Insurance Industry’s Climate Change Paradox: Investing in Risk
Insurance companies, often seen as a safeguard for homeowners after environmental disasters, are facing scrutiny for investments that may be contributing to those very catastrophes. A recent article published by Capital & Main sheds light on the insurance industry’s financial ties to Big Oil, revealing a potentially self-destructive investment strategy.
The article highlights that the insurance industry allocates approximately 4.4% of its investment portfolio to companies involved in the production of fossil fuels. This approach contradicts the industry’s core purpose, as investing in dirty fuel companies, while generating premiums, is simultaneously increasing the frequency and severity of climate change-related disasters, such as wildfires and floods, that insurers must cover.

According to the report, leading insurance companies collected $11.3 billion in premiums from Big Oil, yet reported $10.6 billion in losses attributed to climate change. In California, some insurers have lost significant money by paying out claims on homes destroyed by wildfires. These losses are the direct result of funding companies that exacerbate rising global temperatures and contribute to more extreme weather events.
Homeowners Bear the Brunt of Climate Risk
The consequences of these investments are far-reaching, particularly for homeowners. The surge in climate-related losses has pushed insurers to take drastic measures, including halting the issuance of new homeowners insurance policies in high-risk areas prone to flooding and wildfires. Moreover, insurers are canceling or refusing to renew existing policies for properties in these vulnerable regions. This poses a significant threat to the housing market as many mortgages require homeowners insurance.

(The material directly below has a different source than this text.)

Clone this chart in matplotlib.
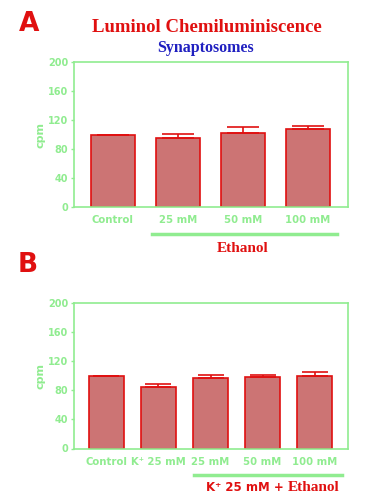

Economists are warning of a potential mortgage crisis. A study by the Brookings Institution noted that rising premiums and limited insurance availability can significantly reduce housing demand and values in high-risk areas. This could lead to a decrease in property values, especially in climate-affected areas, and adversely impact the American economy, potentially leading to a financial crisis similar to that of the 2007-2009 mortgage meltdown.
Finding Solutions
Organizations, like Insure Our Future, a global campaign, are calling for accountability. They are urging the insurance industry to acknowledge its role in the climate crisis and cease supporting fossil fuel companies. Alternatives are being discussed. For example, states like California have implemented insurer-of-last-resort programs, which offer coverage to homeowners rejected by private insurers. However, these programs are often overwhelmed and underfunded, limiting their effectiveness.
Other proposed solutions involve requiring insurers to account for risk mitigation efforts. However, this is often blocked by industry lobbying. Without insurance industry cooperation, homeowners and the broader housing market remain at risk. The core solution remains clear: Insurance companies must re-evaluate their investment portfolios and prioritize the long-term financial stability of their industry and the protection of their customers.